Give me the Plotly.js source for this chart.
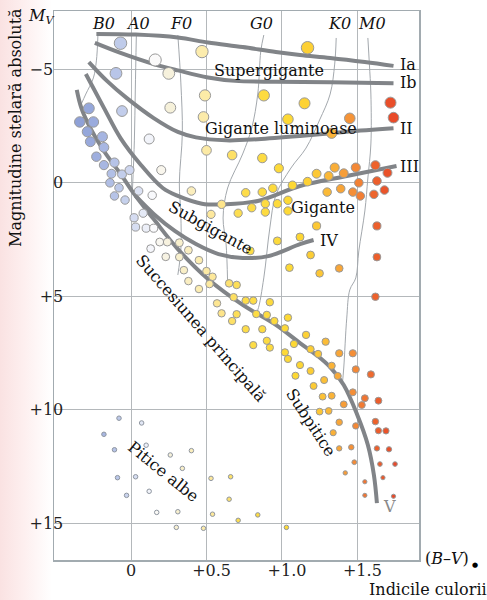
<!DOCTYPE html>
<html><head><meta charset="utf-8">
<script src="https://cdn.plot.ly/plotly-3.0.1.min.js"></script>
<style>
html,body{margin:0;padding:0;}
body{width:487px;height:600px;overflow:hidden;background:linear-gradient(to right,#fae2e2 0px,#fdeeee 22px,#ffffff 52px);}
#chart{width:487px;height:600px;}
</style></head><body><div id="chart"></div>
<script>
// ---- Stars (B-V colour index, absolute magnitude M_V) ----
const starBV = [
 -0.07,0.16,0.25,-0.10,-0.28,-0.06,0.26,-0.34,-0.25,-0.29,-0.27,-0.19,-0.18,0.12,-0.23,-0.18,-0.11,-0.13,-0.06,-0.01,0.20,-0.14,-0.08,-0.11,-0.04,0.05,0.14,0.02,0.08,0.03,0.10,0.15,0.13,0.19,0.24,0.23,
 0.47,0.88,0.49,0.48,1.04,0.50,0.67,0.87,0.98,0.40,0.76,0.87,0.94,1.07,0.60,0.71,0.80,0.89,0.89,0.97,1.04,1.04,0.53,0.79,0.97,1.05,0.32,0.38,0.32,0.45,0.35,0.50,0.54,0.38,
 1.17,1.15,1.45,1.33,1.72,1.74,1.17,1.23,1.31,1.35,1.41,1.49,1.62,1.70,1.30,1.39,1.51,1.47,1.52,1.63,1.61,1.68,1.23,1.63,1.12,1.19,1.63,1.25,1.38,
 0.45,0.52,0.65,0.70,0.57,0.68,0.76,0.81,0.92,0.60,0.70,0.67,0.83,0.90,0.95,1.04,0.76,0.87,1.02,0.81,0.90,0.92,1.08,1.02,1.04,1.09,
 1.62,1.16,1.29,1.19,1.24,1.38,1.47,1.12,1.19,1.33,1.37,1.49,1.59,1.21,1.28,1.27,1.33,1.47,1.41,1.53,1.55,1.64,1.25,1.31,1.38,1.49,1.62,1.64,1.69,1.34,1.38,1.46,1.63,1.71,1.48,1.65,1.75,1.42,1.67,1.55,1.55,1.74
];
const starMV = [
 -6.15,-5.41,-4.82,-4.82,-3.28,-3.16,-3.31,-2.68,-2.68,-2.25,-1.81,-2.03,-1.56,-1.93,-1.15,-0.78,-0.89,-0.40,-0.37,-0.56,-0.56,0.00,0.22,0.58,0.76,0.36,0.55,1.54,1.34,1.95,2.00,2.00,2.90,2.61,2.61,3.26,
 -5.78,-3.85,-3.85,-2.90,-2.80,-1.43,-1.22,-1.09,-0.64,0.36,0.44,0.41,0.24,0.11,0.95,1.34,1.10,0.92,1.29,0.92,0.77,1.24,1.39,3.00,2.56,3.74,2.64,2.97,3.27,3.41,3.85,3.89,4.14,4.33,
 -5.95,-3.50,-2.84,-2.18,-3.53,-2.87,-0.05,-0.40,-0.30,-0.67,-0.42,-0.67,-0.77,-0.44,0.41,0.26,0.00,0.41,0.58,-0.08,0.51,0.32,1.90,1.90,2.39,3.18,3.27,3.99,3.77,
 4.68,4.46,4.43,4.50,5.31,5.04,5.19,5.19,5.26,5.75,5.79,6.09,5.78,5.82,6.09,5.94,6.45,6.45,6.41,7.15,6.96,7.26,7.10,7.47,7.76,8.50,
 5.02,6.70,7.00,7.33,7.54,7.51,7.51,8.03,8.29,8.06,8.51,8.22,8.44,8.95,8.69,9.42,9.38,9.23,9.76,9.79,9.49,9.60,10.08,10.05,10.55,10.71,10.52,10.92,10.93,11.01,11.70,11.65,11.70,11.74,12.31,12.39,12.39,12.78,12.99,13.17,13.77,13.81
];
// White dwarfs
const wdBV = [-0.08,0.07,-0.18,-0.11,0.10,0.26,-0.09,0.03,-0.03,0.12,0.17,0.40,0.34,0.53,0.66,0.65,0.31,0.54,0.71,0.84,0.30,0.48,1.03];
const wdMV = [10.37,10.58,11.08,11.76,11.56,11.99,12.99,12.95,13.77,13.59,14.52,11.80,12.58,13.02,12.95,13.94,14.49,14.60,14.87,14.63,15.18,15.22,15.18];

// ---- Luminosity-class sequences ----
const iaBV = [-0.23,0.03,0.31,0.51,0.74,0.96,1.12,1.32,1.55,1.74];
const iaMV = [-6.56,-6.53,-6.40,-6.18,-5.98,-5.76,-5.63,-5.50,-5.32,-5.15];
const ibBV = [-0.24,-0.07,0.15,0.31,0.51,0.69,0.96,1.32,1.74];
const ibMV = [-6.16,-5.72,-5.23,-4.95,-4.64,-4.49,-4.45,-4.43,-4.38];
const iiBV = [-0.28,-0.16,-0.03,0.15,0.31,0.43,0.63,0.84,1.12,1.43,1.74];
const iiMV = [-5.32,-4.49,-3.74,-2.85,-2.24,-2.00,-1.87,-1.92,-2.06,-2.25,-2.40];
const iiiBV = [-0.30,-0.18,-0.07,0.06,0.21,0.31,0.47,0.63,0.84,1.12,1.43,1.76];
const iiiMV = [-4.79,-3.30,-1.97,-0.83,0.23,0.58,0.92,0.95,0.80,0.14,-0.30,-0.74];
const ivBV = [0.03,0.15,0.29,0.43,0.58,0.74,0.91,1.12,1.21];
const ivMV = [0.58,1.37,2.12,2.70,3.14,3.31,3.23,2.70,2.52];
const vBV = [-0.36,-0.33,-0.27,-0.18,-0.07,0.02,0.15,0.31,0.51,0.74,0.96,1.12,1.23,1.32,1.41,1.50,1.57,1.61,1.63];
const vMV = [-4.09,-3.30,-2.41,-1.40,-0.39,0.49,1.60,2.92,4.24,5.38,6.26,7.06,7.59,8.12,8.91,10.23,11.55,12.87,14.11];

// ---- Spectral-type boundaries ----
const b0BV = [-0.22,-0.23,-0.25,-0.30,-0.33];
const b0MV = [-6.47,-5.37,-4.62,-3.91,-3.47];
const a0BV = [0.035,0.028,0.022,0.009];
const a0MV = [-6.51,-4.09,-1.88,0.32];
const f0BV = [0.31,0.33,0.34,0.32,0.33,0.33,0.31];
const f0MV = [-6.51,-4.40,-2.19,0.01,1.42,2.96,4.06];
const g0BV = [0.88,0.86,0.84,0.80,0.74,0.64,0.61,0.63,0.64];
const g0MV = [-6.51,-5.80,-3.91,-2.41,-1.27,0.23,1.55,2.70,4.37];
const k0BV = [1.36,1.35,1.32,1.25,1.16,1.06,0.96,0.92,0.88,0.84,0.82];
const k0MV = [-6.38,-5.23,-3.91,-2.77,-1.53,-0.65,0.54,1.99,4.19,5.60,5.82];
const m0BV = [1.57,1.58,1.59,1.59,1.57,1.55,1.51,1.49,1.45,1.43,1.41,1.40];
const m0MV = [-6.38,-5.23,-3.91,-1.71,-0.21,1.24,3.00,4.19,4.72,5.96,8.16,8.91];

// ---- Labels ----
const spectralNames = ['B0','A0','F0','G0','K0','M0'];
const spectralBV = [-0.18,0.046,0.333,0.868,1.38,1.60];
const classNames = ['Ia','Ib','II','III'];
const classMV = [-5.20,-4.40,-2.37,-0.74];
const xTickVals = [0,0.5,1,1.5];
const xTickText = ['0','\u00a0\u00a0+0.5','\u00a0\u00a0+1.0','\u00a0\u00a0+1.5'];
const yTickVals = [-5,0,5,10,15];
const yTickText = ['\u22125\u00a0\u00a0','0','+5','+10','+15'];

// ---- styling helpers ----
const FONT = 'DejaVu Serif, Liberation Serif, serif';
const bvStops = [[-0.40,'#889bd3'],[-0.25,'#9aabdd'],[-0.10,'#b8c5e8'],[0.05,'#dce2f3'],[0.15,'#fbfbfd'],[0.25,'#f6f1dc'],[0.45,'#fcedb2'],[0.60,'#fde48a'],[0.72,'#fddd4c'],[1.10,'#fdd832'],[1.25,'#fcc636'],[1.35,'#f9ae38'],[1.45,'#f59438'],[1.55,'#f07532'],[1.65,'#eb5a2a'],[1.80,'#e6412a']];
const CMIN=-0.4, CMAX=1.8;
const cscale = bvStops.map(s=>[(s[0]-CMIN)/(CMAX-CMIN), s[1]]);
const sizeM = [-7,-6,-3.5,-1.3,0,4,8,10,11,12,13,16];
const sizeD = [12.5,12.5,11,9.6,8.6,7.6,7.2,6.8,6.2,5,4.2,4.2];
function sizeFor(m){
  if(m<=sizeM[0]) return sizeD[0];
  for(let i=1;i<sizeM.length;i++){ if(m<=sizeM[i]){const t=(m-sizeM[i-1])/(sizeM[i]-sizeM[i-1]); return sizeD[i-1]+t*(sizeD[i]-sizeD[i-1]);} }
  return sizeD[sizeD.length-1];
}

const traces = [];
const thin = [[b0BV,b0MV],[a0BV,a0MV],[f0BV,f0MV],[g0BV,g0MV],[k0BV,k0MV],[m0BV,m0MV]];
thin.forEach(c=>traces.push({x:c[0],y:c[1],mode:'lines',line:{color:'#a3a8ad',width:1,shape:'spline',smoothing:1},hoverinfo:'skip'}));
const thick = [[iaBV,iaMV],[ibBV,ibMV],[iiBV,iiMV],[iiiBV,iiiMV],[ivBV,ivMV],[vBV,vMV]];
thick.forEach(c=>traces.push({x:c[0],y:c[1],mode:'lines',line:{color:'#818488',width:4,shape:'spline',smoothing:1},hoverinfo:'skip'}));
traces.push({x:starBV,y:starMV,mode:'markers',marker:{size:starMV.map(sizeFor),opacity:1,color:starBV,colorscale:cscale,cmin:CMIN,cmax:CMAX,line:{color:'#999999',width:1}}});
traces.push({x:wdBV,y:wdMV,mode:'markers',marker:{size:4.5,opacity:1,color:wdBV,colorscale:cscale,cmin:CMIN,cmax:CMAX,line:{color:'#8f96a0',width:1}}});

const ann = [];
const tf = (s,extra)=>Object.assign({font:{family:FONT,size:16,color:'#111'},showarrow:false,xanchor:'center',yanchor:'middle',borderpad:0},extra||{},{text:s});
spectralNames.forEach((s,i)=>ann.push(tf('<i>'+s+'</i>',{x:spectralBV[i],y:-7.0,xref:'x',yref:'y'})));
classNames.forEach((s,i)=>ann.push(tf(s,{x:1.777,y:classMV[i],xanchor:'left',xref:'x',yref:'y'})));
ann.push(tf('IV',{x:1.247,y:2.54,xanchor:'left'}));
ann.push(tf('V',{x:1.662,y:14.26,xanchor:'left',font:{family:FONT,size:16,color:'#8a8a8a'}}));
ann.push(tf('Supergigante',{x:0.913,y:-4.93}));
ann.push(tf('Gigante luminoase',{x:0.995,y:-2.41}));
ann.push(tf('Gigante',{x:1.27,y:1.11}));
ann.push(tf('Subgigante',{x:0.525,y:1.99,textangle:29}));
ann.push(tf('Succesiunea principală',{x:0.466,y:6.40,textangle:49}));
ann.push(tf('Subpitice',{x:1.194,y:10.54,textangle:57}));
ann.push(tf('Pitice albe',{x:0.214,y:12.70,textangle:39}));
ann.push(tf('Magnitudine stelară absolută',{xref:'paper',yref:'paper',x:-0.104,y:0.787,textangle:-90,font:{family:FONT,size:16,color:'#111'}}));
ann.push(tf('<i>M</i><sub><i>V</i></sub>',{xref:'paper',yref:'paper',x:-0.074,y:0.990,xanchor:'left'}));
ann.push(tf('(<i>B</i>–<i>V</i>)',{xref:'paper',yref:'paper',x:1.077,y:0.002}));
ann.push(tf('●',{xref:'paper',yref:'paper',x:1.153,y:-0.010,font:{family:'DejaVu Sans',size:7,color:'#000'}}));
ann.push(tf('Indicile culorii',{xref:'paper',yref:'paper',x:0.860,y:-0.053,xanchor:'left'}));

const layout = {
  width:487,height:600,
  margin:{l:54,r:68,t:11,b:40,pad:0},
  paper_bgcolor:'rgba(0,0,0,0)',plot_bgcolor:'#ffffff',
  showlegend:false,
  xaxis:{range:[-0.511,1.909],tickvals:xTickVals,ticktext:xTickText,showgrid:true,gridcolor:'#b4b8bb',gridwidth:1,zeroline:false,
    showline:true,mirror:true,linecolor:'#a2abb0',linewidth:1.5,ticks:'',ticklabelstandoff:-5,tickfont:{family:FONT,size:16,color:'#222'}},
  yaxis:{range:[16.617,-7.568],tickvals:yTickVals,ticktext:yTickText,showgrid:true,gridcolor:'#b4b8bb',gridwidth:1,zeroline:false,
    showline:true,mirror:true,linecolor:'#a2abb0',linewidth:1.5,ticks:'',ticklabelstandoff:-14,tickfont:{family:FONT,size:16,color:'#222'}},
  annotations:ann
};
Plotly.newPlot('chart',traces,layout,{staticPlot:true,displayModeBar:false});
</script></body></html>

## WHAT TO DO
Each line containing the word "chart" counts once; report the total alone.

## THE ANSWER
4